Vefat hadisesi, haliyle—şevk kırılmasın diye—hem ordudan, hem de halktan gizlendi.
Dahası, gerek Zigetvar'dan yola çıkarılan cenaze, gerekse o esnada Afyon - Kütahya taraflarında (Sincanlı Sahrâsı) bulunan Şehzâde Selim İstanbul'a vâsıl olana kadar da, bu gizlilik hali büyük ölçüde muhafaza edildi.
Haliyle, bu da haftalar sürdü.
Hürrem Sultan’ın oğlu Şehzâde Selim'in cülûsu, nihayet Eylül ayı sonunda ancak mümkün olabildi.
Sarı Selim, Kànunî'nin hayattaki tek oğluydu. Diğerleri, erken yaşta vefat etmişlerdi.
* * *
Kànunî Sultan Süleyman’dan sonra, pek mühim sayılan bir gelenek de inkıtaa uğramış oldu: Ordunun başında, sefere katılma geleneği....
Evet, Kànunî’nin yerine geçen oğlu Sultan II. Selim devrinde, seferler, savaşlar ve bilhassa fetihler bakımından, Osmanlı tarihinin adeta bir dönüm noktası yaşandı.

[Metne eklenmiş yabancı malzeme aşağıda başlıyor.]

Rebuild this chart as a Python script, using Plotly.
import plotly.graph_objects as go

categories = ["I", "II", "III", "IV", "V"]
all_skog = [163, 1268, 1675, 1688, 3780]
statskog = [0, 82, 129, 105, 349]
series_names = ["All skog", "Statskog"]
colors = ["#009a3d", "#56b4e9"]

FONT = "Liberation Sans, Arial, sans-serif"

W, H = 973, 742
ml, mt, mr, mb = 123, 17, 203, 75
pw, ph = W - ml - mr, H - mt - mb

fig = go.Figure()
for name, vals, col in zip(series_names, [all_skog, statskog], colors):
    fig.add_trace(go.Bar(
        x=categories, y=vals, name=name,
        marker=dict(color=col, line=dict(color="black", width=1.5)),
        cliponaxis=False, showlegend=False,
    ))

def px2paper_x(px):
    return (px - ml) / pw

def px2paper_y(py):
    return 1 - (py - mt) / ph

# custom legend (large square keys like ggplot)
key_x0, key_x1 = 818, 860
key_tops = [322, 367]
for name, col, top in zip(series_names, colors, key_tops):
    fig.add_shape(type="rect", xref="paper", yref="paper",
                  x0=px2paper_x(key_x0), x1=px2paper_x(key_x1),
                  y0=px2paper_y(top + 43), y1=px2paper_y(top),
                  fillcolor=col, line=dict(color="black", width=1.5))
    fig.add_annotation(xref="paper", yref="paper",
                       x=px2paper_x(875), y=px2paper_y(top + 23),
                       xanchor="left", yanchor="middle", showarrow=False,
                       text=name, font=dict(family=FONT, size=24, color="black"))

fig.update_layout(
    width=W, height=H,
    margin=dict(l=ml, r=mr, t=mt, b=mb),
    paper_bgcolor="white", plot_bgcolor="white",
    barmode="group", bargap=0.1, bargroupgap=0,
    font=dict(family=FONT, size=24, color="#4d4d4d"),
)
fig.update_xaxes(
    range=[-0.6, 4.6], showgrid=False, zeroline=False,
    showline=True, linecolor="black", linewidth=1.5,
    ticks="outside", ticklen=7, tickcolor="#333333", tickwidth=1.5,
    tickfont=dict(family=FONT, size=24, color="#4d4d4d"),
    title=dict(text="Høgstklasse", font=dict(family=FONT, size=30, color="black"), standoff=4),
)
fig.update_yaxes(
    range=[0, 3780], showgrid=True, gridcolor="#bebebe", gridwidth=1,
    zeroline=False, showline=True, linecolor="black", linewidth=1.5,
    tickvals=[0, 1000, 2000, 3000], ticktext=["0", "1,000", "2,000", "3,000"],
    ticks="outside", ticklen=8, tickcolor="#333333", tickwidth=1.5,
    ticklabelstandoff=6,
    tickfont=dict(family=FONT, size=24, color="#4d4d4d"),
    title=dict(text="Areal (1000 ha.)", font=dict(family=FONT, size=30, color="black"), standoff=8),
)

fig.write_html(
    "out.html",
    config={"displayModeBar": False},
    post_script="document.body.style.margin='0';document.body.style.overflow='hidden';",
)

Her ne kadar Kıbrıs Adası’nın fethi bu dönemde gerçekleşmiş ise de, Sarı Selim, ordunun başında olarak Kıbrıs’a gitmediği gibi, başka herhangi sefere katılmış da değil... Daha da kötüsü, Osmanlı tarihinde ilk kez tanık olunan bu "bilfiil sefere katılmama" tutumu, adeta bir alışkanlık, yahut bir mâzeret haline dönüştü... Hani, Sultan IV. Murad (1623-40) ile Sultan III. Mustafa'yı (1695-1703) istisna tutarsak, diğerlerinin neredeyse bütün hayatı saltanat merkezinde, hatta kafes arkasında geçti.
Bu arada, sefere katılmamakla birlikte, İstanbul dışına çıkan, Kahire'ye giden ve bazı Avrupa ülkelerinde seyahatta bulunan Sultan Abdülaziz'in durumu da bir istisnâ teşkil ediyor.
Tarihe geçen sözler...
Son olarak, Kànunî Sultan Süleyman'ın "Muhibbî" mahlâsıyla kaleme aldığı o dillere destân olmuş birkaç beyitini sunalım.

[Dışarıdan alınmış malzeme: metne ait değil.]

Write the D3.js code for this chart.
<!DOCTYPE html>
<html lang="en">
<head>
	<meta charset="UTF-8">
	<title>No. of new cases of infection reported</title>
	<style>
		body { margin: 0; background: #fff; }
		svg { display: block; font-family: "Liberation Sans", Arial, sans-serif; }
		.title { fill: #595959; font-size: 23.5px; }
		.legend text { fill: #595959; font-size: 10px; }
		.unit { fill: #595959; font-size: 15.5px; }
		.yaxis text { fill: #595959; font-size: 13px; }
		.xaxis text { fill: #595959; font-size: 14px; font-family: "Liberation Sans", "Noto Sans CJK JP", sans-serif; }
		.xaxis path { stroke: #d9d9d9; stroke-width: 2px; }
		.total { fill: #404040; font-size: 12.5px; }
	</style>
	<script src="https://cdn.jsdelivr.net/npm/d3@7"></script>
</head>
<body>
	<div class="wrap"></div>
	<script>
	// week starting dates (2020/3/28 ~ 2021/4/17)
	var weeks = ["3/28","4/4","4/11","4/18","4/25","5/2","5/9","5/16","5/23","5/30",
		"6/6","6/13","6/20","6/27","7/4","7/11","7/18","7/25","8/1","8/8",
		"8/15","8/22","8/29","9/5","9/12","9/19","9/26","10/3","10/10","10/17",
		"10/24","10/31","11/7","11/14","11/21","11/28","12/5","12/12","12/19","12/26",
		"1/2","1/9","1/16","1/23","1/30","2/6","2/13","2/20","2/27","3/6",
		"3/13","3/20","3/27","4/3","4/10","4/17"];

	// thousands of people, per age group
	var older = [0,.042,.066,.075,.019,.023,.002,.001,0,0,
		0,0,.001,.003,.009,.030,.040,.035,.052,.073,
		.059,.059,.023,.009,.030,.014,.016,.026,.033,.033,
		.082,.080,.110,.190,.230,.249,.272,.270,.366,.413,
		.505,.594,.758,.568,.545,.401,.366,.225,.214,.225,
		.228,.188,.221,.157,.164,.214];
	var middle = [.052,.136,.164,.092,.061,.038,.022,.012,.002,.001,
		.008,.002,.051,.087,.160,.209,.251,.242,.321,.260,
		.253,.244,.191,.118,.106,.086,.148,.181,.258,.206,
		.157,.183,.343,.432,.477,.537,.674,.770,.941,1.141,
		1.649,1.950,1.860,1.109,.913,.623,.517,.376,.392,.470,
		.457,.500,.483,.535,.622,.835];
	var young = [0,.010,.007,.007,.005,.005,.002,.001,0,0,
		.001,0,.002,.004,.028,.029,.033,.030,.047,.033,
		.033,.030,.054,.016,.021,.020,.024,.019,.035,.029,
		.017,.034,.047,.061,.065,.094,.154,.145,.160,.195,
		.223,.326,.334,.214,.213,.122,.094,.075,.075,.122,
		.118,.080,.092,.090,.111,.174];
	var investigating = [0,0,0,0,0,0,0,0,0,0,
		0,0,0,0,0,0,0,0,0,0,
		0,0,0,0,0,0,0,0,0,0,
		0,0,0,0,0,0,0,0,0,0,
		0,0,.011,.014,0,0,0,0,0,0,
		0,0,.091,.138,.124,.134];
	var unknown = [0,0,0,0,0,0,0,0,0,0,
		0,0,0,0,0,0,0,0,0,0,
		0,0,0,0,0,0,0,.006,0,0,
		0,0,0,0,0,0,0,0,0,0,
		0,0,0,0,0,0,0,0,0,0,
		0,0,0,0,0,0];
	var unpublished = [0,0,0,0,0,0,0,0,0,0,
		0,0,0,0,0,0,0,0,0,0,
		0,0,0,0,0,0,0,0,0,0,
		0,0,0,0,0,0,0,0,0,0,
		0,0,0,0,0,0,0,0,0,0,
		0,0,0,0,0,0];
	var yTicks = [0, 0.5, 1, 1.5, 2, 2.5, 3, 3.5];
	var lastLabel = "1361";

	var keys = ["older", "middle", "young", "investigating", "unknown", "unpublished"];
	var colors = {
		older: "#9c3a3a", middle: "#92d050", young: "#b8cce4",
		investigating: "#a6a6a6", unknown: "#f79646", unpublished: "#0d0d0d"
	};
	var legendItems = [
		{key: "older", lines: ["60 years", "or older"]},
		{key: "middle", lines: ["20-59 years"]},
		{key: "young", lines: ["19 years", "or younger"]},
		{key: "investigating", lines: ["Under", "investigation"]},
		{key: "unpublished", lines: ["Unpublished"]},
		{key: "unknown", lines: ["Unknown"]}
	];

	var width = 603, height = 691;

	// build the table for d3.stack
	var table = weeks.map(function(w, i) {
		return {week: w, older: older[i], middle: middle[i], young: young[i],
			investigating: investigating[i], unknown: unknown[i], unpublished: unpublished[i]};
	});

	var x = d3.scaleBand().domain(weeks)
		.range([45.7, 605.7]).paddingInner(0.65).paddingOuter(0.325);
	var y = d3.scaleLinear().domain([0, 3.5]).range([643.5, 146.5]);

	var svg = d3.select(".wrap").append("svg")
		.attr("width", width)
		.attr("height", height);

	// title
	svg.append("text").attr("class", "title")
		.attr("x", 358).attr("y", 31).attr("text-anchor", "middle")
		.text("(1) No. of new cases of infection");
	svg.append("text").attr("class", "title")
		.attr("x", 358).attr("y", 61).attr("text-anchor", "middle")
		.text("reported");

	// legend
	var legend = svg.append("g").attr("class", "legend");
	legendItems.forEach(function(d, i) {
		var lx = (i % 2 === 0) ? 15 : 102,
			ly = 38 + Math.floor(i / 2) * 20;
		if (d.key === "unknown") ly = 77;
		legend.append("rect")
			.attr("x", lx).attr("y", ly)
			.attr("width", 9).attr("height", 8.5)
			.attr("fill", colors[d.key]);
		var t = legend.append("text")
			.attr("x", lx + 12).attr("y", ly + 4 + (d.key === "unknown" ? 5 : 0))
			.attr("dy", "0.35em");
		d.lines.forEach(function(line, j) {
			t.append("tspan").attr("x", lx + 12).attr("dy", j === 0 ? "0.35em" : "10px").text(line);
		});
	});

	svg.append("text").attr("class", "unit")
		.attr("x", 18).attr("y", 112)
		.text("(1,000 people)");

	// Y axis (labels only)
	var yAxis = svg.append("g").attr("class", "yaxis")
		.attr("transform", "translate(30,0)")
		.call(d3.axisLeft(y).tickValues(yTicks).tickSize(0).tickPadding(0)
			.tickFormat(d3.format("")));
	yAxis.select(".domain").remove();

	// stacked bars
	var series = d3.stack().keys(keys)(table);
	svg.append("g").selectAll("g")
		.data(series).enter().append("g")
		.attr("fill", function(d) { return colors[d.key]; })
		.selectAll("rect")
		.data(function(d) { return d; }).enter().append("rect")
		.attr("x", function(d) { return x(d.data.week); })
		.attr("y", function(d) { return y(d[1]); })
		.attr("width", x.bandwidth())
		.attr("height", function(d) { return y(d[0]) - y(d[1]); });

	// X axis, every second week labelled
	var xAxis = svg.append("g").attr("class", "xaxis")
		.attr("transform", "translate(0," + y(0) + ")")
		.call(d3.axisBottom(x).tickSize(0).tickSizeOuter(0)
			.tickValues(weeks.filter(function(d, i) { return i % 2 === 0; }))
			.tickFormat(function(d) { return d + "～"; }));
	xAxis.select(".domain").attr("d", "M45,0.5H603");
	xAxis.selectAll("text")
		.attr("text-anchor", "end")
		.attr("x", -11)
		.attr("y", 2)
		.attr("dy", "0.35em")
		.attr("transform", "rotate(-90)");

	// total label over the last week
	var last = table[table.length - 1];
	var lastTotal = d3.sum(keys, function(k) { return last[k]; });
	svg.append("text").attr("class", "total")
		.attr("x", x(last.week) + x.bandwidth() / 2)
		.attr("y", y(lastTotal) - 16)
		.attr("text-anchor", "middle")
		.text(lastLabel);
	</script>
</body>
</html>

Halk içinde mûteber bir nesne yok devlet gibi
Olmaya devlet cihanda bir nefes sıhhat gibi
Saltanat dedikleri ancak cihan kavgasıdır
Olmaya baht û saadet dünyada vahdet gibi
Ko bu îş û işreti, çünkim fenâdur âkıbet,
Yâr-ı bâkî ister isen, olmaya tâat gibi.
Olsa kumlar sayısınca ömrüne haddûaded
Gelmeye bu şîşe-i çarh içre bir saat gibi.
Ger huzur bulmak dilersen ey Muhibbî fâriğ ol
Olmaya vahdet cihanda kûşe-i uzlet gibi.
***
@salihoglulatif:
Fert, dâhi de olsa, cemaatin ferd-i mânevîsine karşı sivrisinek kadar kalır. (Bediüzzaman; Sünûhât)
* * *
Bu zamanda, şahıslar cilâlanıp vitrine çıkarıldıkça, ilim-fikir-idrak-muhakeme işportaya düşürülmüş olur.